As alway some interesting views and thinking get found here. Some of the statements I think I would push back on are: The median is confused. Well, I think it would be more accurate to say EVERYONE is confused if only because we’re so limited in both our knowledge and any ability to observe so much of our reality on earth. Forget the metaphysical and philosophical/religous elements. Also, when suggesting confusion about somethings as complex as “the world” I’m not entirely sure there is a good common denominator to define not confused.
I think the characterization of most religous people as above—and I’ll cast it in the worst interprestation here—as blindly hoping something will save them from bad shit and give them good things is just wrong. I’ve personally known a bunch of very religous people who are as rational or more rational than most athiests I’ve met. And, given that we simply don’t know, strict atheism (as in a rejection of the monogod concept as reality) is as much a statementof faith and any belief in such an entity. But at least the religious will own their posistion as one of faith. Too many atheists will rebell against the acusation they, in the end, are makes statement based on the faith in their logic. Now, to be fair, more than a few “ateists” are really agnostics who simply say they don’t find the arugements for a god convincing and use that as their day-to-day but acept they could be wrong. Why bring up this? It goes back to the assumption about who is and is not confused about the world.

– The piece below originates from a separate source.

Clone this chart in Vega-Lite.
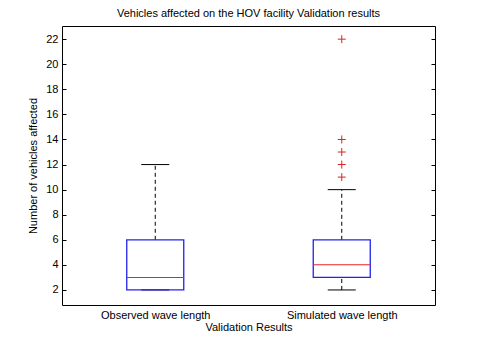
{
  "$schema": "https://vega.github.io/schema/vega-lite/v6.json",
  "autosize": "none",
  "width": 373,
  "height": 279,
  "padding": {"left": 62, "top": 26, "right": 45, "bottom": 55},
  "background": "white",
  "title": {"text": "Vehicles affected on the HOV facility Validation results", "font": "Liberation Sans", "fontSize": 11, "fontWeight": "normal", "color": "black", "offset": 7},
  "config": {
    "view": {"stroke": "black", "strokeWidth": 1},
    "axis": {"labelFont": "Liberation Sans", "titleFont": "Liberation Sans", "labelFontSize": 11, "titleFontSize": 11, "titleFontWeight": "normal", "labelColor": "black", "titleColor": "black", "grid": false, "domain": false, "tickColor": "black", "labelOverlap": false}
  },
  "datasets": {
    "boxes": [
      {"group": "Observed wave length", "lower": 2, "q1": 2, "median": 3, "q3": 6, "upper": 12},
      {"group": "Simulated wave length", "lower": 2, "q1": 3, "median": 4, "q3": 6, "upper": 10}
    ],
    "outliers": [
      {"group": "Simulated wave length", "value": 11},
      {"group": "Simulated wave length", "value": 12},
      {"group": "Simulated wave length", "value": 13},
      {"group": "Simulated wave length", "value": 14},
      {"group": "Simulated wave length", "value": 22}
    ]
  },
  "resolve": {"scale": {"y": "independent"}, "axis": {"y": "independent"}},
  "layer": [
    {
      "data": {"name": "boxes"},
      "encoding": {
        "x": {"field": "group", "type": "nominal", "sort": ["Observed wave length", "Simulated wave length"], "scale": {"type": "point", "padding": 0.5}, "axis": {"title": "Validation Results", "labelAngle": 0, "ticks": false, "labelPadding": 4, "titlePadding": 1}}
      },
      "layer": [
        {
          "mark": {"type": "tick", "color": "black", "size": 28, "thickness": 1, "opacity": 1},
          "encoding": {"y": {"field": "upper", "type": "quantitative", "scale": {"domain": [0.8, 23.05], "nice": false, "zero": false}, "axis": {"title": "Number of vehicles affected", "values": [2,4,6,8,10,12,14,16,18,20,22], "tickCount": 30, "tickSize": -4, "labelPadding": 8, "titlePadding": 7, "labelOverlap": false}}}
        },
        {
          "mark": {"type": "tick", "color": "black", "size": 28, "thickness": 1, "opacity": 1},
          "encoding": {"y": {"field": "lower", "type": "quantitative"}}
        },
        {
          "mark": {"type": "rule", "color": "black", "strokeDash": [4, 3], "strokeWidth": 1},
          "encoding": {"y": {"field": "q3", "type": "quantitative"}, "y2": {"field": "upper"}}
        },
        {
          "mark": {"type": "rule", "color": "black", "strokeDash": [4, 3], "strokeWidth": 1},
          "encoding": {"y": {"field": "lower", "type": "quantitative"}, "y2": {"field": "q1"}}
        },
        {
          "mark": {"type": "bar", "size": 57, "fill": "white", "fillOpacity": 0, "stroke": "#2222ee", "strokeWidth": 1.3},
          "encoding": {"y": {"field": "q1", "type": "quantitative"}, "y2": {"field": "q3"}}
        },
        {
          "mark": {"type": "tick", "color": "#ee2222", "size": 57, "thickness": 1, "opacity": 1},
          "encoding": {"y": {"field": "median", "type": "quantitative"}}
        }
      ]
    },
    {
      "data": {"name": "outliers"},
      "mark": {"type": "point", "shape": "M-1,0L1,0M0,-1L0,1", "size": 64, "filled": false, "stroke": "#dd2222", "strokeWidth": 1, "opacity": 1},
      "encoding": {
        "x": {"field": "group", "type": "nominal", "sort": ["Observed wave length", "Simulated wave length"], "scale": {"type": "point", "padding": 0.5}},
        "y": {"field": "value", "type": "quantitative", "scale": {"domain": [0.8, 23.05], "nice": false, "zero": false}, "axis": {"orient": "right", "title": null, "labels": false, "values": [2,4,6,8,10,12,14,16,18,20,22], "tickCount": 30, "tickSize": -4}}
      }
    }
  ]
}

What assumptions are loaded into the overal story here?
First, as always I find interesting thoughts here. Thanks for effort and post. Now I’ll “defect” by saying I really should give more time to read this more closely and completely before commenting! ;-)
However, I did want to make a few comments/observations.

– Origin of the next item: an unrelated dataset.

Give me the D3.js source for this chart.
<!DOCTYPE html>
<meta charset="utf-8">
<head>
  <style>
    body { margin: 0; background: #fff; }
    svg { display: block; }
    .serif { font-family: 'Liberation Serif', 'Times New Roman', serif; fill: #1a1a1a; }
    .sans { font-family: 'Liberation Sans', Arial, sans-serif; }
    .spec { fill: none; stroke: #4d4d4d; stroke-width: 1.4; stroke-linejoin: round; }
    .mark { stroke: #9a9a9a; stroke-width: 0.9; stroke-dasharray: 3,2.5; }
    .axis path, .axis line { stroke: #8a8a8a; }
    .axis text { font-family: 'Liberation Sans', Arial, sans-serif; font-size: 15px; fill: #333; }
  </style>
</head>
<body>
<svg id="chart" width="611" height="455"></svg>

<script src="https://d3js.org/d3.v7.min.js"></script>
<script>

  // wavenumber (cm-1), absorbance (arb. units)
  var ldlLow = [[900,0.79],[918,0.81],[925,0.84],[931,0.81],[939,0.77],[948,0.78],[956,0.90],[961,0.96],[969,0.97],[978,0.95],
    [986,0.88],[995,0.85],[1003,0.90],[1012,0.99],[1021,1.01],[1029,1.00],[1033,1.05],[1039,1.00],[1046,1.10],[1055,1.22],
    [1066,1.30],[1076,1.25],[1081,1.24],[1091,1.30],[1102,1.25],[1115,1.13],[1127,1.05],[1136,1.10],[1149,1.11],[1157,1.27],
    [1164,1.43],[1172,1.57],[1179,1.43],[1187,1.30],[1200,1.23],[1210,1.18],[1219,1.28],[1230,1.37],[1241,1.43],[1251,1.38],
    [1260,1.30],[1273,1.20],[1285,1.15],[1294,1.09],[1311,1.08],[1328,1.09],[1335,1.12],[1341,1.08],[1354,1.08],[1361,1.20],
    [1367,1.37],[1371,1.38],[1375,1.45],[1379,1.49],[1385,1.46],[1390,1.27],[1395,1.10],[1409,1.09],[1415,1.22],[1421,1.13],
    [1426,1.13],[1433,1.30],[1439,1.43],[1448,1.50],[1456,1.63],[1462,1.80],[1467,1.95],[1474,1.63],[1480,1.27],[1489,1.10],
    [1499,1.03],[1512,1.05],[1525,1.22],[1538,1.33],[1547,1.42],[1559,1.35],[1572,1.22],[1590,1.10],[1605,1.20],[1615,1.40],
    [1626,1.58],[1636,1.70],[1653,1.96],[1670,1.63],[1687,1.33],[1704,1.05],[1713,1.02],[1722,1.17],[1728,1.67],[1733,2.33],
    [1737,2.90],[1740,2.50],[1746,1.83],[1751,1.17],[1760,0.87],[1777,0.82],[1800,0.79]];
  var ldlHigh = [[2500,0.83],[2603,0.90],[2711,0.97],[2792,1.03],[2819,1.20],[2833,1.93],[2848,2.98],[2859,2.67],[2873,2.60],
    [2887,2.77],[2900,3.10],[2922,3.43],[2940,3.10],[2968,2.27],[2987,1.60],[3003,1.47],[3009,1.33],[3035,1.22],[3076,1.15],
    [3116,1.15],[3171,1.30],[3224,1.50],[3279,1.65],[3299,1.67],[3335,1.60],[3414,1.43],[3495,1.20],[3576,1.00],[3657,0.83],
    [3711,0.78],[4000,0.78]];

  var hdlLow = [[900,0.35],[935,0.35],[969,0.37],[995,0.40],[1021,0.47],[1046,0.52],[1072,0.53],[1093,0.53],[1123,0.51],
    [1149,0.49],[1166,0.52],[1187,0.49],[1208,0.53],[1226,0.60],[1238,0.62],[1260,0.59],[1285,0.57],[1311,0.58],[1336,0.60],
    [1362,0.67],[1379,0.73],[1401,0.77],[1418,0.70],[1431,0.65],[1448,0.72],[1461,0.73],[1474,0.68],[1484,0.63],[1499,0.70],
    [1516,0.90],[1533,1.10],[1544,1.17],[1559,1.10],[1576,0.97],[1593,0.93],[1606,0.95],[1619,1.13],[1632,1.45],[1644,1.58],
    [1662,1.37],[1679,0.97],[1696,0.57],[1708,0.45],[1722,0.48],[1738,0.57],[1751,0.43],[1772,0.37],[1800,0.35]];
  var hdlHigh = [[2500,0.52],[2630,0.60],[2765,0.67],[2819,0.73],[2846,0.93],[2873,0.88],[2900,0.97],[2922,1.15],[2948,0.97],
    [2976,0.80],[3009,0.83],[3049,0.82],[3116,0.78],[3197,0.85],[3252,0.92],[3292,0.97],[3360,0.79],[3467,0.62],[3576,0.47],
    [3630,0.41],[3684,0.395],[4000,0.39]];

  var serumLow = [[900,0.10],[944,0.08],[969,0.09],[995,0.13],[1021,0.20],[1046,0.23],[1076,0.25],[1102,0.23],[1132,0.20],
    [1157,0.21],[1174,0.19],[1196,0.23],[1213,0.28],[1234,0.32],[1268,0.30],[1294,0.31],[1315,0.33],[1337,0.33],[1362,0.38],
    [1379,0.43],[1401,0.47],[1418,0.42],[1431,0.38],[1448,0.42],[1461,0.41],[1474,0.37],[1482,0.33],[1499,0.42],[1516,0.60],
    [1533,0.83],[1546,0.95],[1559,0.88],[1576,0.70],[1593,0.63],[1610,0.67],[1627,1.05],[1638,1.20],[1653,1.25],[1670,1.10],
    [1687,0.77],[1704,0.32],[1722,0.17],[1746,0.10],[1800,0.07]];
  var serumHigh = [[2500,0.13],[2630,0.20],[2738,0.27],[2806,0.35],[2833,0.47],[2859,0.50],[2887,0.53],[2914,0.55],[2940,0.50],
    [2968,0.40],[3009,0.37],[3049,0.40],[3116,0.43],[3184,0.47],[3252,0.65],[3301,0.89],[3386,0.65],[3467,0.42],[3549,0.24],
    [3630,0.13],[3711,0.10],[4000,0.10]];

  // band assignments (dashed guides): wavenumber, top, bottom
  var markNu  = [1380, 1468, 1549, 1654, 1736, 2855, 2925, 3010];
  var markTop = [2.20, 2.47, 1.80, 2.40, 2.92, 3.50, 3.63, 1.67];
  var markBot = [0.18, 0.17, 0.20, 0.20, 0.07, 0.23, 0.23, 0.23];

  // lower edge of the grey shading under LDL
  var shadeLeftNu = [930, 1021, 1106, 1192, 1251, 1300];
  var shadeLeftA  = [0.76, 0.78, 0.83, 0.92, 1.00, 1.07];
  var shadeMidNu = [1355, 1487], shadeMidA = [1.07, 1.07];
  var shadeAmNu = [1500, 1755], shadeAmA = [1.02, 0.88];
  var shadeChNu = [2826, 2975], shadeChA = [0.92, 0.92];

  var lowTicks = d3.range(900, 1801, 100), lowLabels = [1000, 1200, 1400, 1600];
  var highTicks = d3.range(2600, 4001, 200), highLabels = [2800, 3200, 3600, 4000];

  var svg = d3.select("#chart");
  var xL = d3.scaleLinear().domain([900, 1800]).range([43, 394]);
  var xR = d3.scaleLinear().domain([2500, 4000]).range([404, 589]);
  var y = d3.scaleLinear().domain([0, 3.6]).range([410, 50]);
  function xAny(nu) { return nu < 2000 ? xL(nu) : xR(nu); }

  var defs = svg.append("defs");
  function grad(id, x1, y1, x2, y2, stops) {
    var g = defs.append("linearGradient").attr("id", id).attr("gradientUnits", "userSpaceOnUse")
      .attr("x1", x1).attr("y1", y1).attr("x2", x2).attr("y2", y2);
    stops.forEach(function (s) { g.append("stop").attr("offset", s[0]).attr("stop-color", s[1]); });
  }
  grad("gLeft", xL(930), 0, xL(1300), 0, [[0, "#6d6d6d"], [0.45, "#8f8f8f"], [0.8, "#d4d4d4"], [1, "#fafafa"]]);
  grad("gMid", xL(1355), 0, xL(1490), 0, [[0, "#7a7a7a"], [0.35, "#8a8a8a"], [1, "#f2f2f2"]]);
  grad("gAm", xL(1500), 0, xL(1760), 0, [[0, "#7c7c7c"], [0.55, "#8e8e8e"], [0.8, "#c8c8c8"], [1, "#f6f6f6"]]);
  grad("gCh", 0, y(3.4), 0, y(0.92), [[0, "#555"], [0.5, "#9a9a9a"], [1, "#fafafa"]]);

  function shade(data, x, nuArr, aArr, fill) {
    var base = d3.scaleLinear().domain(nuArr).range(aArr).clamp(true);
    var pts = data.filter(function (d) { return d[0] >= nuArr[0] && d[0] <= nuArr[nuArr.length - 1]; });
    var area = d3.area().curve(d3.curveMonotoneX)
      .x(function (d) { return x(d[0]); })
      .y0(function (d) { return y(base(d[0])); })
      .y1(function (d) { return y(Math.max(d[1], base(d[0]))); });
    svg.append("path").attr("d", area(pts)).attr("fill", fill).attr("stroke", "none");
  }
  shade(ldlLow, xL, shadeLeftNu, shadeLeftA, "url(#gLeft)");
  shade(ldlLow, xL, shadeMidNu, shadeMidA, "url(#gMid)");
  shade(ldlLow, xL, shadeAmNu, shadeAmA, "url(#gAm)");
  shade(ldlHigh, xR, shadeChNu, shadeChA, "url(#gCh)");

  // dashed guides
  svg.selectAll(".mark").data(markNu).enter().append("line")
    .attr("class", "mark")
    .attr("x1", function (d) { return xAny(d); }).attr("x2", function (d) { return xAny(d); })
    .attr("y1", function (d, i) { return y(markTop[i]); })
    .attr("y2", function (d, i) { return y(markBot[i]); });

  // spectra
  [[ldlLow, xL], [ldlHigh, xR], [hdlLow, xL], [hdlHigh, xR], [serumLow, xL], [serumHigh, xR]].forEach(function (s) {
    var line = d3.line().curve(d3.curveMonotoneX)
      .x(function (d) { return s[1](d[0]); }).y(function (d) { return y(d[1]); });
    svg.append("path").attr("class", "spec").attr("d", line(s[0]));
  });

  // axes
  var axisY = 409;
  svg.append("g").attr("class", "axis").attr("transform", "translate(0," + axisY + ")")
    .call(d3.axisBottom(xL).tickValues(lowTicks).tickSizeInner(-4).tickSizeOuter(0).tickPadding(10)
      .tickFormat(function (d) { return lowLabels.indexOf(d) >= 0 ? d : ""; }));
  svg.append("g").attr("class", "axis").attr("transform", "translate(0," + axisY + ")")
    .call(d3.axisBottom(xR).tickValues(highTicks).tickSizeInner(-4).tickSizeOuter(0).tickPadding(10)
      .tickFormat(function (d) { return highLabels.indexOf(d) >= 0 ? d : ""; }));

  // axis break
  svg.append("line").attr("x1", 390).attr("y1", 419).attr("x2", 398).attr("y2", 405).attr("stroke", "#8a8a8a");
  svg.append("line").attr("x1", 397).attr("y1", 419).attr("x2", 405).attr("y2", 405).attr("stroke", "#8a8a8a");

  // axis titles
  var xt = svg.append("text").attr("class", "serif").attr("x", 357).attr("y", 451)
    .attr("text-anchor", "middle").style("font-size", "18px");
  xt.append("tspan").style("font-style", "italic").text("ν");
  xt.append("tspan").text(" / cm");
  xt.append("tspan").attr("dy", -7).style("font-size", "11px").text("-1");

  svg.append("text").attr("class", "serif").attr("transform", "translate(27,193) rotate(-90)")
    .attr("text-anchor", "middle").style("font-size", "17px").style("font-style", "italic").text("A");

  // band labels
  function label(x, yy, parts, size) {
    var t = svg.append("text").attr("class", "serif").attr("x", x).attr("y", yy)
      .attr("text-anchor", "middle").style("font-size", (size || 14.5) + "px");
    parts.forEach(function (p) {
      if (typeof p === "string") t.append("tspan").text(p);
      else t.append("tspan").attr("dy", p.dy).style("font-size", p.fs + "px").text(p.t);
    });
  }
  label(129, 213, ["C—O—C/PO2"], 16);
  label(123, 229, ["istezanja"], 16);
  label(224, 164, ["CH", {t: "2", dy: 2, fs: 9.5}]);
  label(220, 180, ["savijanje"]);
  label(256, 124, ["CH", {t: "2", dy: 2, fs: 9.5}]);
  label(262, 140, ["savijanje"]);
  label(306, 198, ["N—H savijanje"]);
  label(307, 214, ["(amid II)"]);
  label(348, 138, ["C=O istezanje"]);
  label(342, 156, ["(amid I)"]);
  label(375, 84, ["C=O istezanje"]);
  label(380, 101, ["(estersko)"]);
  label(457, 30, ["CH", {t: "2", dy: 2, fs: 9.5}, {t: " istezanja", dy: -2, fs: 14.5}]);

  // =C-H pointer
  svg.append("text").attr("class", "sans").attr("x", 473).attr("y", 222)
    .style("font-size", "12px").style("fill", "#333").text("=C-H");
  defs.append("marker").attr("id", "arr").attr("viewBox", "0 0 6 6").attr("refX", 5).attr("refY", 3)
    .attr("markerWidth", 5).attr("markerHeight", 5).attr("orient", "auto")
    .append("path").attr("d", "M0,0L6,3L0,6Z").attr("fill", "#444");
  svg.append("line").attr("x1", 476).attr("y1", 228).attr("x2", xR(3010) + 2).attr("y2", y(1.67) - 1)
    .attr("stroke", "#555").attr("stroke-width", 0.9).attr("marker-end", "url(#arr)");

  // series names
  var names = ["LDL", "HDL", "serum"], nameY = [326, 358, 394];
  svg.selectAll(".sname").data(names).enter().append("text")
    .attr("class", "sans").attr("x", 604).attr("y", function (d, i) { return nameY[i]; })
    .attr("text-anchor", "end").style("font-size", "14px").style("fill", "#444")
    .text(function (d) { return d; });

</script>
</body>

I’m not sure the PD approach applies—but that might be colored by my dislike of the metaphor in many situations. Everyone seems to forget about the third player in the game here: The Jailer who setup the pay off matrix and that the socially optimal result is that both confess (defect on their other). That’s not really the setting for the idea of common knowledge and it’s value in social setting (regardless of size but wonder if that shouldn’t be also explored here. Is that common knowledge between two people regarding their desire for sex the same category as that of common knowledge as manifest in things like custom and culture?)
I’m not sure I agree that the free-rider problem is actually a version of PD either. However, rather than splitting hairs on that I’ll simply ask if you have considered the converse problem—that of forced carrying: making the person contribute/go along even though they don’t personally derive any benefit and in fact the cost to them may even outweigh the external benefit to other in aggregate from that forced contribution. Not sure how to plug that into the question of common knowledge here. I do see how complete information would allow the free-rider to be distinguished from the force-carrier. But that seems a bit tangental to your post.
It also seems that the phenomea of voting cycles and agenda setting might fit into your analysis somewhere. Common knowledge may address one (agenda setting) to some extent but voting cycles and the underlying driver of multi-peaked preferences will remain. In that context I’m not sure common knowledge helps solve the problems, at least from a statbility stand point. In such a setting it seems we want a form of instability, especially if those multi-peaked preferences are not stable over time.
I find myself thinking of many statements and responses from both China and Russia over the past couple of years in light of point 7 above. Both seem to keep telling the world, the West or the USA to be “reasonable” in reacting to their actions.
I liked one of (well I liked them all but this one made me think about the comment I’m making) comments, David_C._Brayton, about the difference in views between engineers and theorists. I cannot help but wonder if there’s a difference in behavior between wanting to test the theory versus wanting to apply the theory in terms of one’s confirmation biases and ability to step beyond them.